YOUR TASK: Only the span from the line containing "Clone this chart in matplotlib." down to the line containing "plt.rcParams['font.weight'] = 'bold'" is to be printed, exactly and inclusively, with pictures omitted.
— Start —
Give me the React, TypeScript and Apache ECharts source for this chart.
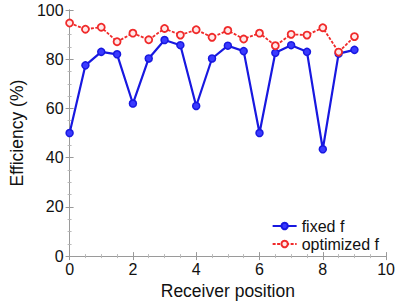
import React, { useEffect, useRef } from "react";
import * as echarts from "echarts";

const positions = [0, 0.5, 1, 1.5, 2, 2.5, 3, 3.5, 4, 4.5, 5, 5.5, 6, 6.5, 7, 7.5, 8, 8.5, 9];
const fixedF = [50, 77.5, 83, 82, 62, 80.3, 87.8, 85.7, 61, 80.3, 85.5, 83.3, 50, 82.6, 85.7, 83, 43.4, 82.3, 83.8];
const optimizedF = [94.7, 92.2, 93, 87.1, 90.6, 87.9, 92.5, 89.8, 92, 88.9, 91.7, 88.2, 90.6, 85.5, 90.1, 89.8, 92.8, 82.9, 89.2];
const seriesNames = ["fixed f", "optimized f"];

const FONT = "Liberation Sans, Arial, sans-serif";

export default function App() {
  const ref = useRef<HTMLDivElement>(null);
  useEffect(() => {
    if (!ref.current) return;
    const chart = echarts.init(ref.current, null, { renderer: "svg" });
    const axisCommon = {
      axisLine: { show: true, lineStyle: { color: "#9a9a9a", width: 1 } },
      axisTick: { show: true, inside: true, length: 4, lineStyle: { color: "#9a9a9a" } },
      minorTick: { show: true, splitNumber: 4, length: 2, lineStyle: { color: "#bbbbbb" } },
      splitLine: { show: false },
    };
    chart.setOption({
      animation: false,
      backgroundColor: "#ffffff",
      grid: { left: 65, right: 8, top: 10, bottom: 46, containLabel: false },
      legend: {
        orient: "vertical",
        right: 14,
        bottom: 48,
        itemWidth: 24,
        itemHeight: 8,
        itemGap: 2,
        textStyle: { fontFamily: FONT, fontSize: 16, color: "#111" },
        data: seriesNames,
      },
      xAxis: [
        {
          type: "value",
          min: 0,
          max: 10,
          interval: 2,
          name: "Receiver position",
          nameLocation: "middle",
          nameGap: 22,
          nameTextStyle: { fontFamily: FONT, fontSize: 17.5, color: "#111" },
          axisLabel: { fontFamily: FONT, fontSize: 16, color: "#111", margin: 5 },
          ...axisCommon,
        },
        {
          type: "value",
          position: "top",
          min: 0,
          max: 10,
          interval: 2,
          axisLabel: { show: false },
          ...axisCommon,
        },
      ],
      yAxis: [
        {
          type: "value",
          min: 0,
          max: 100,
          interval: 20,
          name: "Efficiency (%)",
          nameLocation: "middle",
          nameGap: 28,
          nameTextStyle: { fontFamily: FONT, fontSize: 17.5, color: "#111" },
          axisLabel: { fontFamily: FONT, fontSize: 16, color: "#111", margin: 6 },
          ...axisCommon,
        },
        {
          type: "value",
          position: "right",
          min: 0,
          max: 100,
          interval: 20,
          axisLabel: { show: false },
          ...axisCommon,
        },
      ],
      series: [
        {
          name: seriesNames[0],
          type: "line",
          data: positions.map((p, i) => [p, fixedF[i]]),
          symbol: "circle",
          symbolSize: 7,
          lineStyle: { color: "#1818e0", width: 2.2 },
          itemStyle: { color: "#3a3aff", borderColor: "#1818e0", borderWidth: 1.5 },
          z: 3,
        },
        {
          name: seriesNames[1],
          type: "line",
          data: positions.map((p, i) => [p, optimizedF[i]]),
          symbol: "circle",
          symbolSize: 7,
          lineStyle: { color: "#f02a2a", width: 1.8, type: [3, 1.5] },
          itemStyle: { color: "#ffe8e8", borderColor: "#f02a2a", borderWidth: 1.8 },
          z: 4,
        },
      ],
    });
    return () => chart.dispose();
  }, []);
  return <div ref={ref} style={{ width: 398, height: 305, position: "absolute", left: 0, top: 0 }} />;
}
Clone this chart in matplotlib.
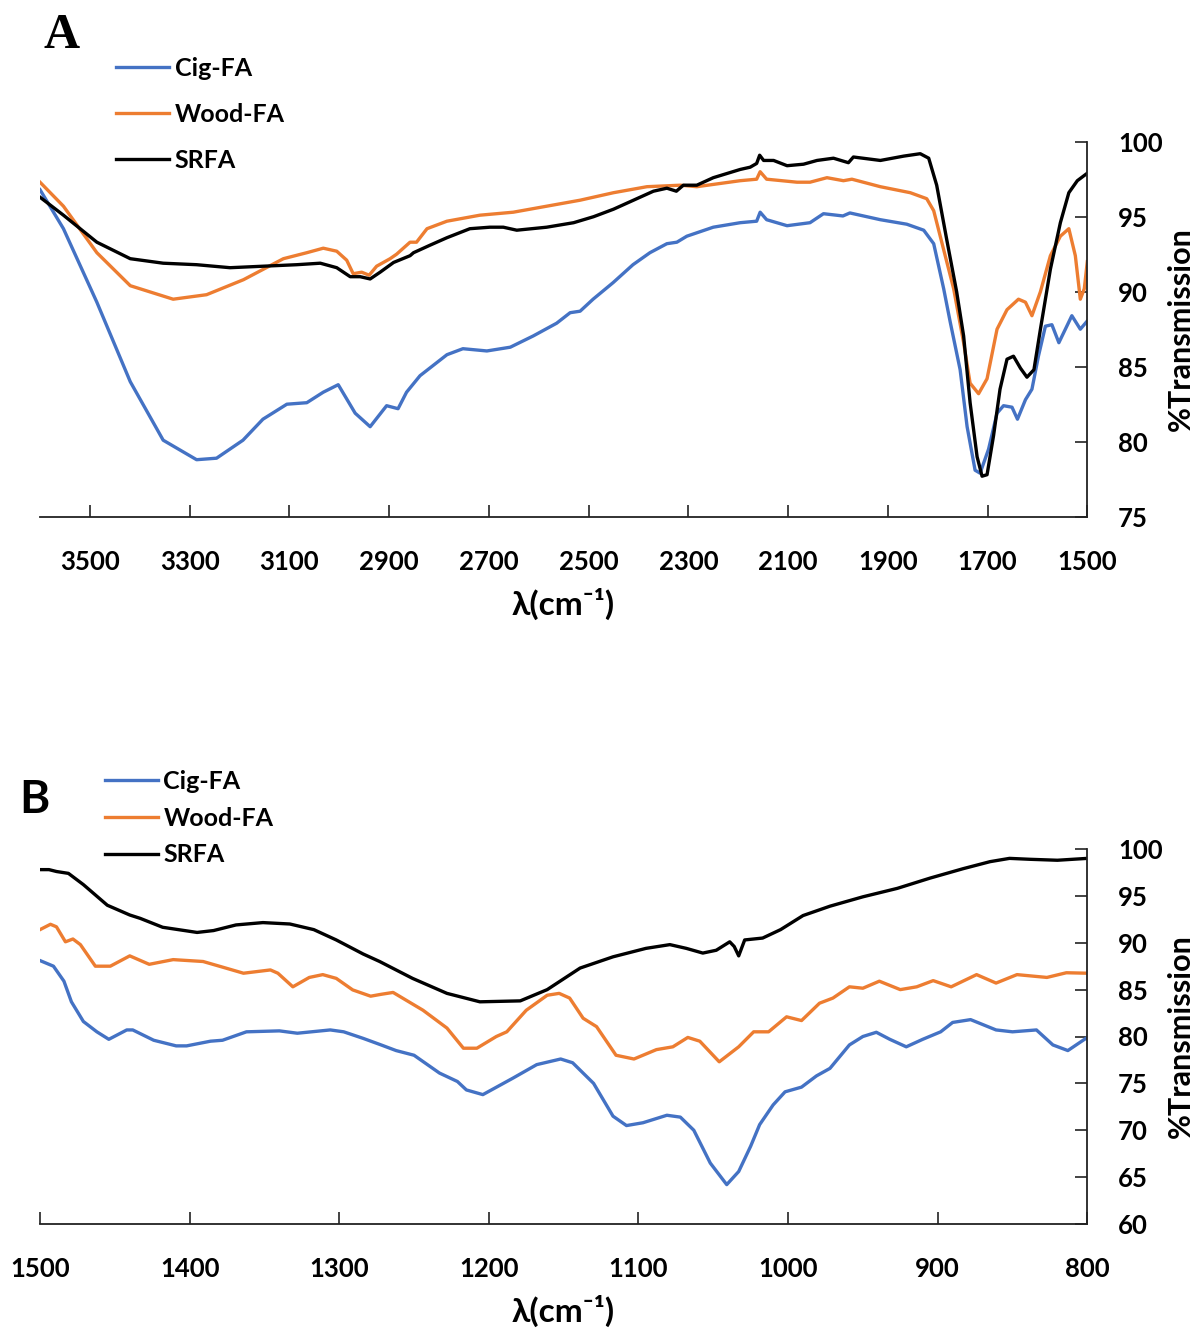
import matplotlib
matplotlib.use("Agg")
import matplotlib.pyplot as plt

plt.rcParams['font.family'] = ['Lato', 'DejaVu Sans']
plt.rcParams['font.weight'] = 'bold'

# ---------------- Panel A data (wavenumber cm-1, %T) ----------------
a_cig_x = [3600, 3553, 3486, 3419, 3353, 3286, 3246, 3193, 3153, 3105, 3065, 3032, 3002,
           2968, 2938, 2905, 2882, 2865, 2838, 2784, 2752, 2704, 2657, 2611, 2564, 2537,
           2517, 2491, 2451, 2411, 2377, 2343, 2323, 2303, 2250, 2196, 2163, 2156, 2143,
           2102, 2056, 2029, 1990, 1976, 1915, 1862, 1828, 1808, 1788, 1775, 1755, 1741,
           1725, 1715, 1698, 1681, 1668, 1651, 1640, 1624, 1611, 1598, 1584, 1571, 1557,
           1544, 1531, 1514, 1500]
a_cig_y = [96.8, 94.2, 89.3, 84.0, 80.1, 78.8, 78.9, 80.1, 81.5, 82.5, 82.6, 83.3, 83.8,
           81.9, 81.0, 82.4, 82.2, 83.3, 84.4, 85.8, 86.2, 86.05, 86.3, 87.05, 87.9, 88.6,
           88.7, 89.5, 90.6, 91.8, 92.6, 93.2, 93.3, 93.7, 94.3, 94.6, 94.7, 95.3, 94.8,
           94.4, 94.6, 95.2, 95.05, 95.25, 94.8, 94.5, 94.1, 93.2, 90.2, 88.0, 84.8, 81.0,
           78.1, 77.9, 79.5, 81.9, 82.4, 82.3, 81.5, 82.8, 83.5, 85.7, 87.7, 87.8, 86.6,
           87.5, 88.4, 87.5, 88.05]

a_wood_x = [3600, 3553, 3486, 3419, 3333, 3266, 3192, 3112, 3065, 3032, 3005, 2985, 2972,
            2955, 2940, 2925, 2898, 2885, 2858, 2845, 2824, 2784, 2718, 2651, 2584, 2517,
            2450, 2383, 2316, 2283, 2196, 2163, 2156, 2143, 2082, 2056, 2022, 1989, 1972,
            1915, 1855, 1822, 1808, 1788, 1768, 1748, 1735, 1718, 1701, 1681, 1661, 1638,
            1624, 1611, 1594, 1574, 1554, 1537, 1524, 1514, 1506, 1500]
a_wood_y = [97.3, 95.7, 92.6, 90.4, 89.5, 89.8, 90.8, 92.2, 92.6, 92.9, 92.7, 92.1, 91.2,
            91.3, 91.1, 91.7, 92.2, 92.5, 93.3, 93.3, 94.2, 94.7, 95.1, 95.3, 95.7, 96.1,
            96.6, 97.0, 97.1, 97.0, 97.4, 97.5, 98.0, 97.5, 97.3, 97.3, 97.6, 97.4, 97.5,
            97.0, 96.6, 96.2, 95.4, 92.8, 90.2, 86.6, 83.9, 83.2, 84.2, 87.5, 88.8, 89.5,
            89.3, 88.4, 90.0, 92.4, 93.7, 94.2, 92.4, 89.5, 90.2, 92.0]

a_srfa_x = [3600, 3553, 3486, 3419, 3353, 3286, 3219, 3152, 3085, 3038, 3005, 2978, 2958,
            2938, 2918, 2891, 2858, 2851, 2818, 2784, 2738, 2698, 2671, 2644, 2584, 2530,
            2490, 2450, 2410, 2370, 2343, 2324, 2310, 2283, 2250, 2196, 2176, 2163, 2157,
            2149, 2129, 2102, 2069, 2042, 2009, 1979, 1969, 1915, 1868, 1835, 1818, 1802,
            1782, 1762, 1748, 1735, 1721, 1711, 1701, 1688, 1675, 1661, 1648, 1634, 1621,
            1607, 1594, 1574, 1554, 1537, 1520, 1500]
a_srfa_y = [96.3, 95.1, 93.3, 92.2, 91.9, 91.8, 91.6, 91.7, 91.8, 91.9, 91.6, 91.0, 91.0,
            90.85, 91.3, 91.95, 92.4, 92.6, 93.1, 93.6, 94.2, 94.3, 94.3, 94.1, 94.3, 94.6,
            95.0, 95.5, 96.1, 96.7, 96.9, 96.7, 97.1, 97.1, 97.6, 98.15, 98.3, 98.55, 99.1,
            98.75, 98.75, 98.4, 98.5, 98.75, 98.9, 98.6, 98.98, 98.75, 99.04, 99.2, 98.9, 97.1,
            93.5, 90.0, 87.05, 82.6, 79.0, 77.7, 77.8, 80.4, 83.5, 85.5, 85.7, 84.9, 84.3,
            84.8, 87.5, 91.5, 94.6, 96.6, 97.4, 97.9]

# ---------------- Panel B data ----------------
b_cig_x = [1500, 1491, 1484, 1479, 1471, 1462, 1454, 1442, 1438, 1424, 1409, 1402, 1386,
           1378, 1362, 1340, 1328, 1306, 1297, 1284, 1272, 1262, 1250, 1233, 1221, 1215,
           1204, 1184, 1168, 1152, 1144, 1130, 1117, 1108, 1097, 1081, 1072, 1063, 1052,
           1041, 1033, 1025, 1019, 1010, 1002, 991, 981, 972, 959, 950, 941, 932, 921,
           910, 898, 890, 878, 861, 850, 834, 823, 813, 800]
b_cig_y = [88.1, 87.5, 85.9, 83.7, 81.6, 80.5, 79.7, 80.7, 80.7, 79.6, 79.0, 79.0, 79.5,
           79.6, 80.5, 80.6, 80.35, 80.7, 80.5, 79.8, 79.1, 78.5, 78.0, 76.1, 75.2, 74.3,
           73.8, 75.55, 77.0, 77.6, 77.2, 75.0, 71.5, 70.5, 70.8, 71.6, 71.4, 70.0, 66.5,
           64.2, 65.6, 68.3, 70.6, 72.7, 74.1, 74.6, 75.8, 76.6, 79.1, 80.0, 80.45, 79.7, 78.9,
           79.7, 80.5, 81.5, 81.8, 80.7, 80.5, 80.7, 79.1, 78.5, 79.9]

b_wood_x = [1500, 1493, 1489, 1483, 1478, 1473, 1463, 1453, 1440, 1427, 1411, 1391, 1378,
            1364, 1346, 1341, 1331, 1320, 1311, 1302, 1291, 1279, 1272, 1264, 1244, 1228,
            1217, 1208, 1195, 1188, 1175, 1161, 1153, 1146, 1137, 1128, 1115, 1103, 1088,
            1077, 1067, 1059, 1046, 1033, 1023, 1013, 1001, 991, 979, 970, 959, 950, 939,
            925, 914, 903, 891, 874, 861, 847, 827, 814, 800]
b_wood_y = [91.4, 91.97, 91.7, 90.1, 90.4, 89.8, 87.5, 87.5, 88.6, 87.7, 88.2, 88.0, 87.4,
            86.75, 87.1, 86.75, 85.3, 86.3, 86.6, 86.2, 84.97, 84.3, 84.5, 84.7, 82.8, 80.9,
            78.75, 78.75, 80.0, 80.5, 82.8, 84.4, 84.6, 84.1, 81.95, 81.05, 78.0, 77.6, 78.6,
            78.9, 79.9, 79.5, 77.3, 78.9, 80.5, 80.5, 82.1, 81.7, 83.55, 84.1, 85.3, 85.15, 85.9,
            85.0, 85.3, 85.96, 85.3, 86.6, 85.7, 86.6, 86.3, 86.8, 86.75]

b_srfa_x = [1500, 1494, 1489, 1481, 1471, 1455, 1440, 1433, 1418, 1395, 1384, 1369, 1351,
            1333, 1317, 1302, 1284, 1273, 1251, 1228, 1206, 1179, 1161, 1139, 1117, 1095,
            1079, 1068, 1057, 1048, 1039, 1036, 1033, 1029, 1017, 1005, 990, 972, 950, 927,
            905, 883, 865, 852, 838, 820, 800]
b_srfa_y = [97.8, 97.8, 97.6, 97.4, 96.2, 94.0, 92.96, 92.6, 91.65, 91.1, 91.3, 91.9, 92.15,
            92.0, 91.4, 90.3, 88.8, 88.0, 86.2, 84.6, 83.7, 83.8, 85.0, 87.3, 88.5, 89.4,
            89.8, 89.4, 88.9, 89.2, 90.1, 89.6, 88.6, 90.3, 90.5, 91.4, 92.9, 93.9, 94.9, 95.8,
            96.9, 97.9, 98.65, 99.0, 98.9, 98.8, 99.0]

series_labels = ["Cig-FA", "Wood-FA", "SRFA"]
series_colors = ["#4472C4", "#ED7D31", "#000000"]

a_xticks = [3500, 3300, 3100, 2900, 2700, 2500, 2300, 2100, 1900, 1700, 1500]
a_yticks = [75, 80, 85, 90, 95, 100]
b_xticks = [1500, 1400, 1300, 1200, 1100, 1000, 900, 800]
b_yticks = [60, 65, 70, 75, 80, 85, 90, 95, 100]

W, H = 1202, 1336
fig = plt.figure(figsize=(W / 100, H / 100), dpi=100)


def px_rect(l, t, r, b):
    return [l / W, 1 - b / H, (r - l) / W, (b - t) / H]


axA = fig.add_axes(px_rect(40, 141.7, 1087.3, 516.7))
axB = fig.add_axes(px_rect(40, 849, 1087.3, 1224))

LW = 2.4


def style(ax, xlim, ylim, xt, yt):
    ax.set_xlim(*xlim)
    ax.set_ylim(*ylim)
    ax.set_xticks(xt)
    ax.set_yticks(yt)
    ax.yaxis.tick_right()
    ax.yaxis.set_label_position('right')
    for s in ['top', 'left']:
        ax.spines[s].set_visible(False)
    for s in ['bottom', 'right']:
        ax.spines[s].set_color('#222222')
        ax.spines[s].set_linewidth(1.3)
    ax.tick_params(axis='x', direction='in', length=9, width=1.2, color='#222222',
                   labelsize=18.5, pad=24)
    ax.tick_params(axis='y', direction='in', length=9, width=1.2, color='#222222',
                   labelsize=18.5, pad=22, right=True, left=False)
    for lab in ax.get_xticklabels() + ax.get_yticklabels():
        lab.set_fontweight('bold')
    ax.set_ylabel('%Transmission', fontsize=22, fontweight='bold', labelpad=3)
    ax.set_xlabel('λ(cm⁻¹)', fontsize=24, fontweight='bold', labelpad=10)


for ax, data in [(axA, [(a_cig_x, a_cig_y), (a_wood_x, a_wood_y), (a_srfa_x, a_srfa_y)]),
                 (axB, [(b_cig_x, b_cig_y), (b_wood_x, b_wood_y), (b_srfa_x, b_srfa_y)])]:
    for (x, y), lab, c in zip(data, series_labels, series_colors):
        ax.plot(x, y, color=c, lw=LW, label=lab, solid_joinstyle='round')

style(axA, (3600, 1500), (75, 100), a_xticks, a_yticks)
style(axB, (1500, 800), (60, 100), b_xticks, b_yticks)

legA = axA.legend(loc='upper left', bbox_to_anchor=(116 / W, 1 - 57 / H),
                  bbox_transform=fig.transFigure, frameon=False,
                  prop={'weight': 'bold', 'size': 18}, handlelength=2.1,
                  handletextpad=0.24, labelspacing=0.91, borderpad=0, borderaxespad=0)
legB = axB.legend(loc='upper left', bbox_to_anchor=(105 / W, 1 - 770 / H),
                  bbox_transform=fig.transFigure, frameon=False,
                  prop={'weight': 'bold', 'size': 18}, handlelength=2.1,
                  handletextpad=0.24, labelspacing=0.55, borderpad=0, borderaxespad=0)

fig.text(43 / W, 1 - 48 / H, 'A', family='Liberation Serif', fontweight='bold',
         fontsize=36, ha='left', va='baseline')
fig.text(19 / W, 1 - 813 / H, 'B', family=['Lato', 'DejaVu Sans'], fontweight='bold',
         fontsize=33, ha='left', va='baseline')

fig.savefig('out.png', dpi=100)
— End —
EXERCISE OUTPUT:
Clone this chart in matplotlib.
import matplotlib
matplotlib.use("Agg")
import matplotlib.pyplot as plt

plt.rcParams['font.family'] = ['Lato', 'DejaVu Sans']
plt.rcParams['font.weight'] = 'bold'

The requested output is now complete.